Abraham’s son was conceived when the father was 99 years old, Sarah was 90, and Ishmael was 13 (Genesis 17:1, 17, 25). When the boy was weaned (2-5 years) later, Hagar and Ishmael were dismissed from Abraham’s house and the covenant between Abraham and Abimelech took place (Genesis 21). And Genesis 21:34, says “And Abraham stayed in the land of the Philistines many days.” This verse suggests that many years (in biblical terms a day often refers to a year” lapsed to allow the boy to grow to be a young man.
In Genesis 22:1 it says that “after these things that God tested Abraham.” And after the sacrifice of Isaac came the news of Abraham’s relatives in Haran and then Sarah died at the age of 127 when Isaac was 37 (Genesis 23:1). So, there was a period of 35 years from weaning till the death of Sarah to allow for the chapter 21 and 22 to take place.

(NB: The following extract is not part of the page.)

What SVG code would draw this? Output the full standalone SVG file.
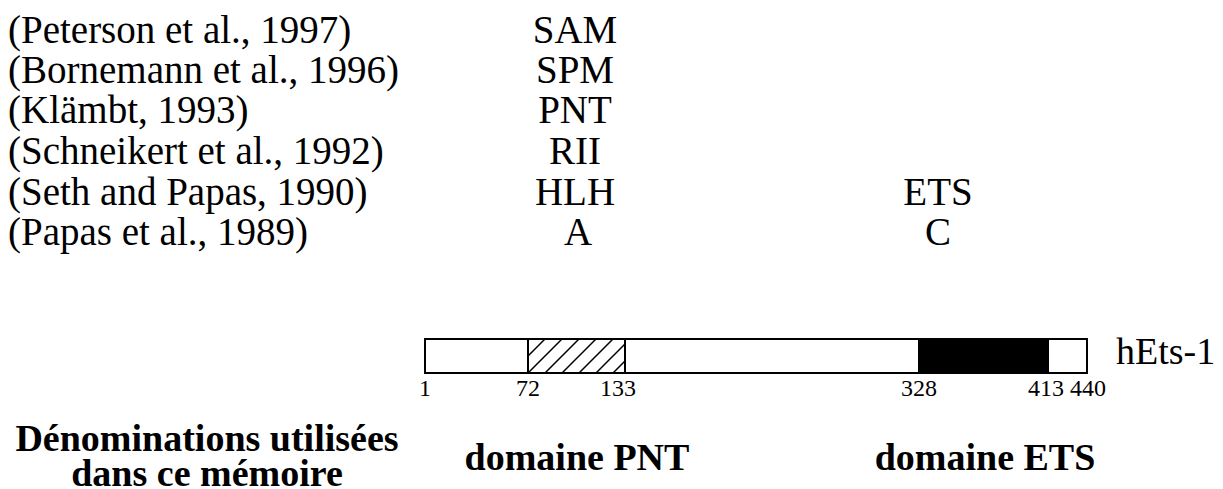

Also, the word “lad” that pointed to Abraham’s son in Genesis 22:5,12 doesn’t necessarily mean that Isaac was a young boy. For example, Joseph was called a lad at the age of seventeen (Genesis 37:2). In addition, Isaac must have been a young man to be able to carry the wood necessary for the large sacrifice (Genesis 22:6) because we are told that Abraham left his servants at the bottom of the mountain and went alone with his son to the place of offering. A small boy could not carry the bundle of wood. For these reasons Bible commentators have expressed their views about the age of Isaac as such:
Josephus wrote: “Now Isaac was twenty-five years old” (1.13.2).
Leupold wrote: “He may by this time have arrived at the age of some eighteen to twenty years” (1942, 1:625).
Adam Clarke wrote: “[I]t is more probable that he was now about thirty-three” (1:140, emp. in orig.).
Jamieson, Fausset, and Brown wrote that Isaac was “then upwards of twenty years of age” (n.d., p. 29).
Keil and Delitzsch wrote that “this son had grown into a young man” (1976, 1:248).
Morris said, “[T]he meaning in Isaac’s case should also be ‘young man’ ” (1976, p. 373).
Curtis Manor wrote that Isaac was “a youth of sufficient strength and agility to carry a load of firewood up a mountainside” (1994, p. 103).
Isaac submitted to the will of God and His father. In so doing, he was a type of the Messiah, the only begotten Son of God; whom God out of his great love to men gave to be an offering and a sacrifice for their sins (John 3:16).